### WHAT THIS TASK INVOLVES:
Copy all lines below exactly as written. Leave pictures out.
Start
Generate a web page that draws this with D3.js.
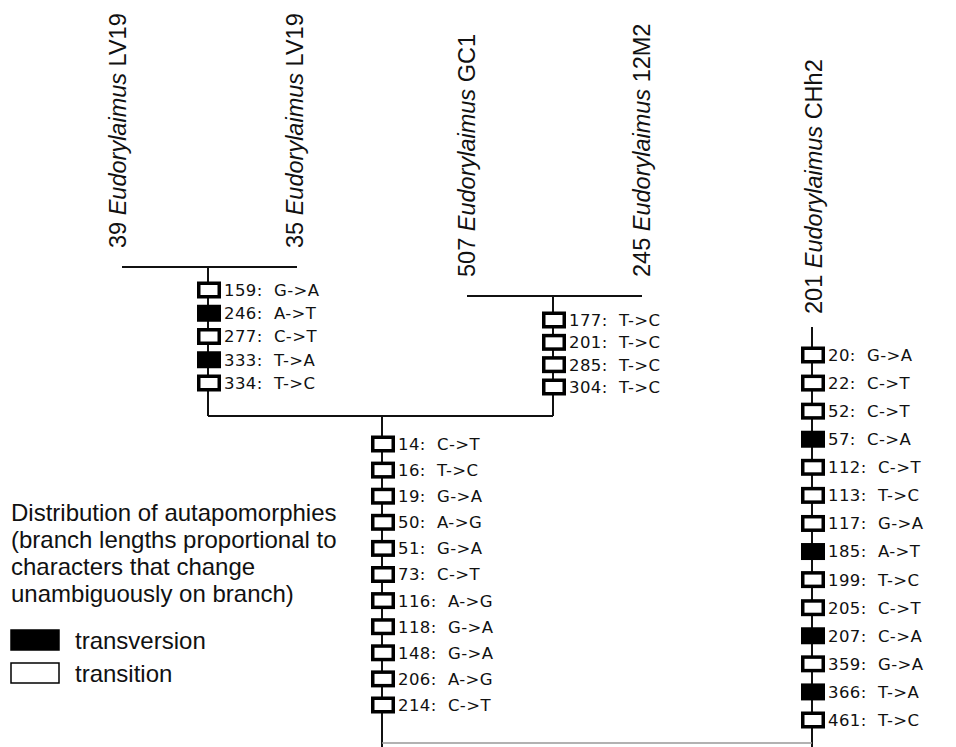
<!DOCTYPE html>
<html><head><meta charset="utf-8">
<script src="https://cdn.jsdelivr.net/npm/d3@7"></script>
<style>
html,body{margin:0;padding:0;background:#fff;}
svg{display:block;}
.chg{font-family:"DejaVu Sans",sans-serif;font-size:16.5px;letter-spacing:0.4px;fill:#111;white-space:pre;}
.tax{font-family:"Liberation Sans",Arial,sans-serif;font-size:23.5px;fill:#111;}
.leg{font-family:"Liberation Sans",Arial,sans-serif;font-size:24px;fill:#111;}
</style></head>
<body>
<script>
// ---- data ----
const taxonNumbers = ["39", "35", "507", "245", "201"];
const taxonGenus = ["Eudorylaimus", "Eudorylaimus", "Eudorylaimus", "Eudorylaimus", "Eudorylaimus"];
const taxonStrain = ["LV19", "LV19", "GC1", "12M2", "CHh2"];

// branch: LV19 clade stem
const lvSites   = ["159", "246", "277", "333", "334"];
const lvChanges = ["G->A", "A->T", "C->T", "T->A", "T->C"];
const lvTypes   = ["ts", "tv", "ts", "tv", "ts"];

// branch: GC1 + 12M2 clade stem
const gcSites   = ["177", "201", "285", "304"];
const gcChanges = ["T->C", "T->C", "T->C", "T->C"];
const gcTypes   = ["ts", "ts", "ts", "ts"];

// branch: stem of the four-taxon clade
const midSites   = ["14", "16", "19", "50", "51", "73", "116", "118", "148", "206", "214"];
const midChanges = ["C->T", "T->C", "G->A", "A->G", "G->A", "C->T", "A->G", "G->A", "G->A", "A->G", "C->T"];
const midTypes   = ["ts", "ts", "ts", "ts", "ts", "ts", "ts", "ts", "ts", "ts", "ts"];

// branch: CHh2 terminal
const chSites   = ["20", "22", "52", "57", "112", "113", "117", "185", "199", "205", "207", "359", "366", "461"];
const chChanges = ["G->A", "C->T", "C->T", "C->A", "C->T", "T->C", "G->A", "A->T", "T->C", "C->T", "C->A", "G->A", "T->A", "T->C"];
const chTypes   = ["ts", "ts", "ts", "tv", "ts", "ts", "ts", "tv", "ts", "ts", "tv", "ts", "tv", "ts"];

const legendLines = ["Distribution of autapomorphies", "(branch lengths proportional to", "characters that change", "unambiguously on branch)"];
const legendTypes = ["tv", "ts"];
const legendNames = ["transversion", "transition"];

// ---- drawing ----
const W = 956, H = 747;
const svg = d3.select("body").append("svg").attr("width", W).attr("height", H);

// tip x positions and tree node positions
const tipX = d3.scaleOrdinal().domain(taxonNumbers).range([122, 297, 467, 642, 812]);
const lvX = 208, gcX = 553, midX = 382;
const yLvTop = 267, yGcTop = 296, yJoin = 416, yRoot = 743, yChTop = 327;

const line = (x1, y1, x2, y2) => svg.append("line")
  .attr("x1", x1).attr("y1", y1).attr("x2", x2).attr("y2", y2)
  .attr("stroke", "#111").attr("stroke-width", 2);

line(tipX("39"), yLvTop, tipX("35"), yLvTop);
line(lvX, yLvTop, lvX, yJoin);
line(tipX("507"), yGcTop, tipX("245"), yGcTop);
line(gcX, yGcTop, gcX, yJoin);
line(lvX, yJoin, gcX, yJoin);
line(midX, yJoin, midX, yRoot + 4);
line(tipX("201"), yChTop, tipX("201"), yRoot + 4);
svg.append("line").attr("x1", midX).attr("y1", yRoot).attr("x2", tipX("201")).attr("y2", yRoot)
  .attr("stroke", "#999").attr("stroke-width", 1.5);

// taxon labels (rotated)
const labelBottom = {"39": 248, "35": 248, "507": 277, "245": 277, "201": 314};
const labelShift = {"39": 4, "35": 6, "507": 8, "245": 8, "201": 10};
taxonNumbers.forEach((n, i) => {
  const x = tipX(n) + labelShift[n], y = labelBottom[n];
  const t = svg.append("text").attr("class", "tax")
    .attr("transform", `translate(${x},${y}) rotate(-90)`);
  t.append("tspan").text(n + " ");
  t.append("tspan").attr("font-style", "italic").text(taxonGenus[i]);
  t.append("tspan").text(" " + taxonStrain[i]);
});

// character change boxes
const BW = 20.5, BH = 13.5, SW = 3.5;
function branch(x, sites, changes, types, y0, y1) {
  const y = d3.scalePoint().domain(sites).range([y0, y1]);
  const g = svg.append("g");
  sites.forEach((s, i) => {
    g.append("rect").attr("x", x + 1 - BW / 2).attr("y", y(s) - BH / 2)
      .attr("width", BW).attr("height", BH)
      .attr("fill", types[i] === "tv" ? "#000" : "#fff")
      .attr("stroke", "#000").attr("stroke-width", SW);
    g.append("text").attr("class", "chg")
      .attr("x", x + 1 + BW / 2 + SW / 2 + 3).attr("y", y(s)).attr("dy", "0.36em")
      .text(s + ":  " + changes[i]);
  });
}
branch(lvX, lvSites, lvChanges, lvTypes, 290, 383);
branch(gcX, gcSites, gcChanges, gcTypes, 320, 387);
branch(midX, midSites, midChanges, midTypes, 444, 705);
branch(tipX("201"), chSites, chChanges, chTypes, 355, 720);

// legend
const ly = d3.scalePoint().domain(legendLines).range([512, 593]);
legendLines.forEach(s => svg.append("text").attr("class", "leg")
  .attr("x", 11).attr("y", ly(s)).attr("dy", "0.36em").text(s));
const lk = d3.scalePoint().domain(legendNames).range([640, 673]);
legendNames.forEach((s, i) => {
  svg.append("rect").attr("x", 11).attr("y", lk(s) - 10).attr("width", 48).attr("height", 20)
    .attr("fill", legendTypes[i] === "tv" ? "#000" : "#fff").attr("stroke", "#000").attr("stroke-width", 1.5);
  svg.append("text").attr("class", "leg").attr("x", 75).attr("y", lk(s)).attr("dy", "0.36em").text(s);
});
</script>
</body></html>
End
### SOLUTION TO THIS PROBLEM:
Generate a web page that draws this with D3.js.
<!DOCTYPE html>
<html><head><meta charset="utf-8">
<script src="https://cdn.jsdelivr.net/npm/d3@7"></script>
<style>
html,body{margin:0;padding:0;background:#fff;}
svg{display:block;}
.chg{font-family:"DejaVu Sans",sans-serif;font-size:16.5px;letter-spacing:0.4px;fill:#111;white-space:pre;}
.tax{font-family:"Liberation Sans",Arial,sans-serif;font-size:23.5px;fill:#111;}
.leg{font-family:"Liberation Sans",Arial,sans-serif;font-size:24px;fill:#111;}
</style></head>
<body>
<script>
// ---- data ----
const taxonNumbers = ["39", "35", "507", "245", "201"];
const taxonGenus = ["Eudorylaimus", "Eudorylaimus", "Eudorylaimus", "Eudorylaimus", "Eudorylaimus"];
const taxonStrain = ["LV19", "LV19", "GC1", "12M2", "CHh2"];

// branch: LV19 clade stem
const lvSites   = ["159", "246", "277", "333", "334"];
const lvChanges = ["G->A", "A->T", "C->T", "T->A", "T->C"];
const lvTypes   = ["ts", "tv", "ts", "tv", "ts"];

// branch: GC1 + 12M2 clade stem
const gcSites   = ["177", "201", "285", "304"];
const gcChanges = ["T->C", "T->C", "T->C", "T->C"];
const gcTypes   = ["ts", "ts", "ts", "ts"];

// branch: stem of the four-taxon clade
const midSites   = ["14", "16", "19", "50", "51", "73", "116", "118", "148", "206", "214"];
const midChanges = ["C->T", "T->C", "G->A", "A->G", "G->A", "C->T", "A->G", "G->A", "G->A", "A->G", "C->T"];
const midTypes   = ["ts", "ts", "ts", "ts", "ts", "ts", "ts", "ts", "ts", "ts", "ts"];

// branch: CHh2 terminal
const chSites   = ["20", "22", "52", "57", "112", "113", "117", "185", "199", "205", "207", "359", "366", "461"];
const chChanges = ["G->A", "C->T", "C->T", "C->A", "C->T", "T->C", "G->A", "A->T", "T->C", "C->T", "C->A", "G->A", "T->A", "T->C"];
const chTypes   = ["ts", "ts", "ts", "tv", "ts", "ts", "ts", "tv", "ts", "ts", "tv", "ts", "tv", "ts"];

const legendLines = ["Distribution of autapomorphies", "(branch lengths proportional to", "characters that change", "unambiguously on branch)"];
const legendTypes = ["tv", "ts"];
const legendNames = ["transversion", "transition"];

// ---- drawing ----
const W = 956, H = 747;
const svg = d3.select("body").append("svg").attr("width", W).attr("height", H);

// tip x positions and tree node positions
const tipX = d3.scaleOrdinal().domain(taxonNumbers).range([122, 297, 467, 642, 812]);
const lvX = 208, gcX = 553, midX = 382;
const yLvTop = 267, yGcTop = 296, yJoin = 416, yRoot = 743, yChTop = 327;

const line = (x1, y1, x2, y2) => svg.append("line")
  .attr("x1", x1).attr("y1", y1).attr("x2", x2).attr("y2", y2)
  .attr("stroke", "#111").attr("stroke-width", 2);

line(tipX("39"), yLvTop, tipX("35"), yLvTop);
line(lvX, yLvTop, lvX, yJoin);
line(tipX("507"), yGcTop, tipX("245"), yGcTop);
line(gcX, yGcTop, gcX, yJoin);
line(lvX, yJoin, gcX, yJoin);
line(midX, yJoin, midX, yRoot + 4);
line(tipX("201"), yChTop, tipX("201"), yRoot + 4);
svg.append("line").attr("x1", midX).attr("y1", yRoot).attr("x2", tipX("201")).attr("y2", yRoot)
  .attr("stroke", "#999").attr("stroke-width", 1.5);

// taxon labels (rotated)
const labelBottom = {"39": 248, "35": 248, "507": 277, "245": 277, "201": 314};
const labelShift = {"39": 4, "35": 6, "507": 8, "245": 8, "201": 10};
taxonNumbers.forEach((n, i) => {
  const x = tipX(n) + labelShift[n], y = labelBottom[n];
  const t = svg.append("text").attr("class", "tax")
    .attr("transform", `translate(${x},${y}) rotate(-90)`);
  t.append("tspan").text(n + " ");
  t.append("tspan").attr("font-style", "italic").text(taxonGenus[i]);
  t.append("tspan").text(" " + taxonStrain[i]);
});

// character change boxes
const BW = 20.5, BH = 13.5, SW = 3.5;
function branch(x, sites, changes, types, y0, y1) {
  const y = d3.scalePoint().domain(sites).range([y0, y1]);
  const g = svg.append("g");
  sites.forEach((s, i) => {
    g.append("rect").attr("x", x + 1 - BW / 2).attr("y", y(s) - BH / 2)
      .attr("width", BW).attr("height", BH)
      .attr("fill", types[i] === "tv" ? "#000" : "#fff")
      .attr("stroke", "#000").attr("stroke-width", SW);
    g.append("text").attr("class", "chg")
      .attr("x", x + 1 + BW / 2 + SW / 2 + 3).attr("y", y(s)).attr("dy", "0.36em")
      .text(s + ":  " + changes[i]);
  });
}
branch(lvX, lvSites, lvChanges, lvTypes, 290, 383);
branch(gcX, gcSites, gcChanges, gcTypes, 320, 387);
branch(midX, midSites, midChanges, midTypes, 444, 705);
branch(tipX("201"), chSites, chChanges, chTypes, 355, 720);

// legend
const ly = d3.scalePoint().domain(legendLines).range([512, 593]);
legendLines.forEach(s => svg.append("text").attr("class", "leg")
  .attr("x", 11).attr("y", ly(s)).attr("dy", "0.36em").text(s));
const lk = d3.scalePoint().domain(legendNames).range([640, 673]);
legendNames.forEach((s, i) => {
  svg.append("rect").attr("x", 11).attr("y", lk(s) - 10).attr("width", 48).attr("height", 20)
    .attr("fill", legendTypes[i] === "tv" ? "#000" : "#fff").attr("stroke", "#000").attr("stroke-width", 1.5);
  svg.append("text").attr("class", "leg").attr("x", 75).attr("y", lk(s)).attr("dy", "0.36em").text(s);
});
</script>
</body></html>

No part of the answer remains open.